## begin Supplied data
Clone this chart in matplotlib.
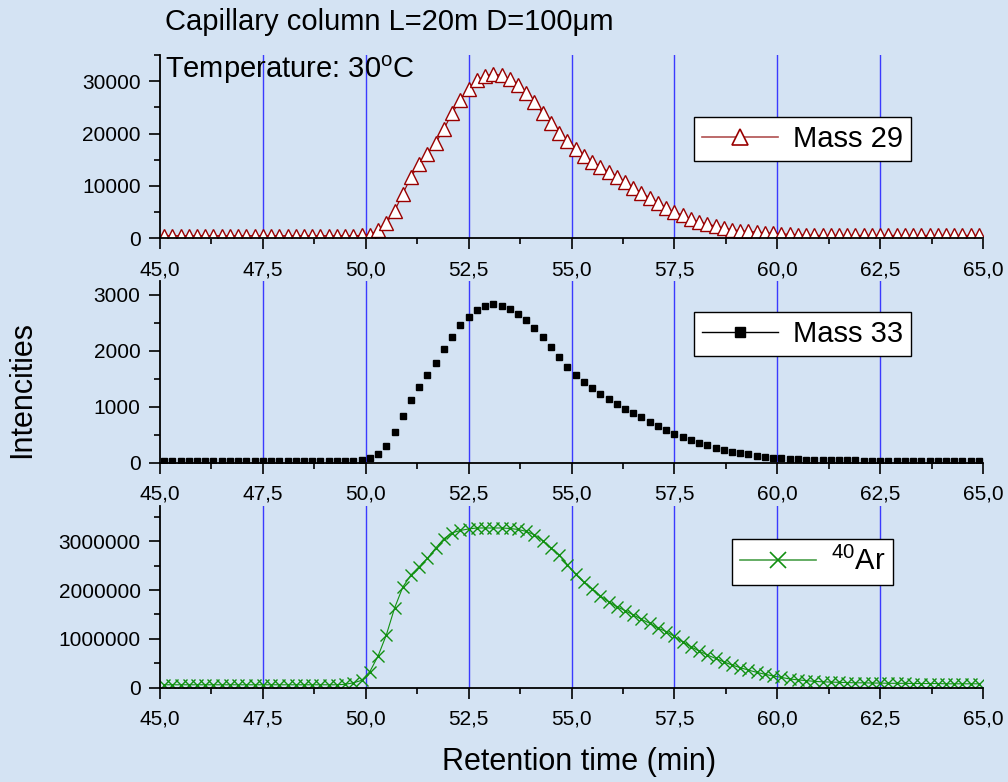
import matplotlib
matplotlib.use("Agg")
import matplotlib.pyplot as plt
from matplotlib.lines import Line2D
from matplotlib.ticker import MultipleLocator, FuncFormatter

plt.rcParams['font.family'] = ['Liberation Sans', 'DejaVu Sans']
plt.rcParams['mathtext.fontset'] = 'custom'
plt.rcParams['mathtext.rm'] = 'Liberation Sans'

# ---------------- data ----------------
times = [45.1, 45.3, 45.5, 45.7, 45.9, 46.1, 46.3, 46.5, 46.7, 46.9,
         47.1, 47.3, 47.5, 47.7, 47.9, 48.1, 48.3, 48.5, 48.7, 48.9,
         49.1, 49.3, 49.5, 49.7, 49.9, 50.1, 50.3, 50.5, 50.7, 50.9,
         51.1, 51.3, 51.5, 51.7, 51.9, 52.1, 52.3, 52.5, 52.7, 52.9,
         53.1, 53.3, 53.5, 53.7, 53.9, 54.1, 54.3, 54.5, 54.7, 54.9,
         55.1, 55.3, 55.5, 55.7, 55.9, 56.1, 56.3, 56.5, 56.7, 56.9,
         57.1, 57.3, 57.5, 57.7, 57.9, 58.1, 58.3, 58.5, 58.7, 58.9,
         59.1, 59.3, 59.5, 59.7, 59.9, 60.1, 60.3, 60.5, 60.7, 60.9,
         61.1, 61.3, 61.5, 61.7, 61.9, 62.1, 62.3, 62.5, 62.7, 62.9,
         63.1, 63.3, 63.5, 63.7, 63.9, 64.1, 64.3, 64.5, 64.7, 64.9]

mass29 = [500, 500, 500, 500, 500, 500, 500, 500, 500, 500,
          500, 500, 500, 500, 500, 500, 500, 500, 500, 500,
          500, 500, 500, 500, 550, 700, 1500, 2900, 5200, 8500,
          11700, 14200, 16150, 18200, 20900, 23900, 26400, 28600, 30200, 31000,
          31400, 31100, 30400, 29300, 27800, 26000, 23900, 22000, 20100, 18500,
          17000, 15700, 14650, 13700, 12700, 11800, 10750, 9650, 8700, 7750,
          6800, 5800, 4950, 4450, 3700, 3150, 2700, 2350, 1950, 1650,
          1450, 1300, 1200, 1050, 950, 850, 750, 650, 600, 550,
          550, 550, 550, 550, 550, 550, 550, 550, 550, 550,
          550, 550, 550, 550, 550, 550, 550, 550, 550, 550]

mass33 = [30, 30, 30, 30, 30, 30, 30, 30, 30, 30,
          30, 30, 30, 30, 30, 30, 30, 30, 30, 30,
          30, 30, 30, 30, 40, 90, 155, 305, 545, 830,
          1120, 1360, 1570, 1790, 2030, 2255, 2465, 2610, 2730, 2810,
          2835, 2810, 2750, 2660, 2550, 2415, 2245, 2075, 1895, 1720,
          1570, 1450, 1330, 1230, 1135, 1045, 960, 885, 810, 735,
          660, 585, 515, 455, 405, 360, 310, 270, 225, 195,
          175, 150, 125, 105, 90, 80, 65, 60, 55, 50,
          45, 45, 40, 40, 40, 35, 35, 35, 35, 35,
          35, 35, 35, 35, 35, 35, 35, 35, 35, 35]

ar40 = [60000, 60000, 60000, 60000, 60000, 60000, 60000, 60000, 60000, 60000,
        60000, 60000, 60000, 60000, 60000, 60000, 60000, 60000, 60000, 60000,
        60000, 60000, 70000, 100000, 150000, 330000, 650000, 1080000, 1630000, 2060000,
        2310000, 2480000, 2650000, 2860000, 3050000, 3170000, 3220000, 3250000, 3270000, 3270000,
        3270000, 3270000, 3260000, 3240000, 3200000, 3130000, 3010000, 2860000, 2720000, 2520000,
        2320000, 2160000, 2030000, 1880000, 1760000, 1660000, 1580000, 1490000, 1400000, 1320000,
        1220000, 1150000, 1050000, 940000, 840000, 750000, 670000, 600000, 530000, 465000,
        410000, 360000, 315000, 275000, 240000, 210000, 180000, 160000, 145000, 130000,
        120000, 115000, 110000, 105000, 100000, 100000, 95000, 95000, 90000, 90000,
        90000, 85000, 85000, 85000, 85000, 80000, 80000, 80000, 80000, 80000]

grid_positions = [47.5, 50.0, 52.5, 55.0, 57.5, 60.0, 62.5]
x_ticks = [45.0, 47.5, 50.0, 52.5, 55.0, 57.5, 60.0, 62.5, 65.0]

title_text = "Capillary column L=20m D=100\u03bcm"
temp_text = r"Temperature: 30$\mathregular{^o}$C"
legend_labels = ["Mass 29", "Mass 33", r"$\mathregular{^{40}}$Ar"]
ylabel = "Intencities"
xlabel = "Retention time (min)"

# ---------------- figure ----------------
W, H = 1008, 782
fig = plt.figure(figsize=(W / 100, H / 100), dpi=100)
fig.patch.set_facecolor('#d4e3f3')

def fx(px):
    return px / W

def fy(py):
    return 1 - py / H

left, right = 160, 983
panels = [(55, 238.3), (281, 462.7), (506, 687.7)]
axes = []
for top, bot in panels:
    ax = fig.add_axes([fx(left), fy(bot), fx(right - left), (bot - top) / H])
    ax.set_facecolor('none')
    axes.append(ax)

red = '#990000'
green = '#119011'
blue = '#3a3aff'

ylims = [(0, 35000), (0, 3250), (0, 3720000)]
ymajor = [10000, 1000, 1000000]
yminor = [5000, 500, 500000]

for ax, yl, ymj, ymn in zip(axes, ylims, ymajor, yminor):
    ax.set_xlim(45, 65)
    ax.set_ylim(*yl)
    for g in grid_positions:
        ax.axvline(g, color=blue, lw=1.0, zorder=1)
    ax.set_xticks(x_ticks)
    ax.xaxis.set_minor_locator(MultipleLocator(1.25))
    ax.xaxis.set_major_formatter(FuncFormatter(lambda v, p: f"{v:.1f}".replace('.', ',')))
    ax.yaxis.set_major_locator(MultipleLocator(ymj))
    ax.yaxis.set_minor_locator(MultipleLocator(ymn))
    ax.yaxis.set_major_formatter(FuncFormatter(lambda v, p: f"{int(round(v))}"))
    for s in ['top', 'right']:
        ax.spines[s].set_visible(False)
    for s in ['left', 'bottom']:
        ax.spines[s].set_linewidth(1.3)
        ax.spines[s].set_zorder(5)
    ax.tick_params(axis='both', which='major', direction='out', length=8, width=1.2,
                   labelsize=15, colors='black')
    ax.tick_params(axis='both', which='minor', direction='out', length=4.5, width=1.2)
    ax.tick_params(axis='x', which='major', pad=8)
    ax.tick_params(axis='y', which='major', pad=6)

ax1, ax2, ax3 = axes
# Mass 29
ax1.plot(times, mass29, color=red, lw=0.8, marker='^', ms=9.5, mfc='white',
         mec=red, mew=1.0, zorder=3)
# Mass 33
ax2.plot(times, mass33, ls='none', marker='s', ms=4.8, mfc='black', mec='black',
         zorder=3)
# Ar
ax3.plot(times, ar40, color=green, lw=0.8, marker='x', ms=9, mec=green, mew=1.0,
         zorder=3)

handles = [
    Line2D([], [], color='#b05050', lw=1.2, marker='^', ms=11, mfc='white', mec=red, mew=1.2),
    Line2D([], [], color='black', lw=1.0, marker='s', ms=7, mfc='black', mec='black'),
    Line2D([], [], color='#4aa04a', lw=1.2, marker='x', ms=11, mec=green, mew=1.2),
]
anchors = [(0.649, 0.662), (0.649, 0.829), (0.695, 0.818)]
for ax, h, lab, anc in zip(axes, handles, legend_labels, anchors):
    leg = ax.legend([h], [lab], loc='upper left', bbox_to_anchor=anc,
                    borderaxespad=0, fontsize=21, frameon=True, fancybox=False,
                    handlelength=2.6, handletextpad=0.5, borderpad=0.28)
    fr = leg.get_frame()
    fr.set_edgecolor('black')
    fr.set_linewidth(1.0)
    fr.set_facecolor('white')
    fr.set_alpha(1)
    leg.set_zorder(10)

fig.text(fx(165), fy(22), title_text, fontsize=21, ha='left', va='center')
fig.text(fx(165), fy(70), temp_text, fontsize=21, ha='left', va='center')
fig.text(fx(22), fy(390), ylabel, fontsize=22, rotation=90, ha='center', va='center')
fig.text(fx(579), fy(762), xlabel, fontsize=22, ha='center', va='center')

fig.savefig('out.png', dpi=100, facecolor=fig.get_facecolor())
## end Supplied data
Write out an exact copy of the listing, first line through the line containing "plt.rcParams['mathtext.rm'] = 'Liberation", with the pictures left out.

» **Reply**:
Clone this chart in matplotlib.
import matplotlib
matplotlib.use("Agg")
import matplotlib.pyplot as plt
from matplotlib.lines import Line2D
from matplotlib.ticker import MultipleLocator, FuncFormatter

plt.rcParams['font.family'] = ['Liberation Sans', 'DejaVu Sans']
plt.rcParams['mathtext.fontset'] = 'custom'
plt.rcParams['mathtext.rm'] = 'Liberation Sans'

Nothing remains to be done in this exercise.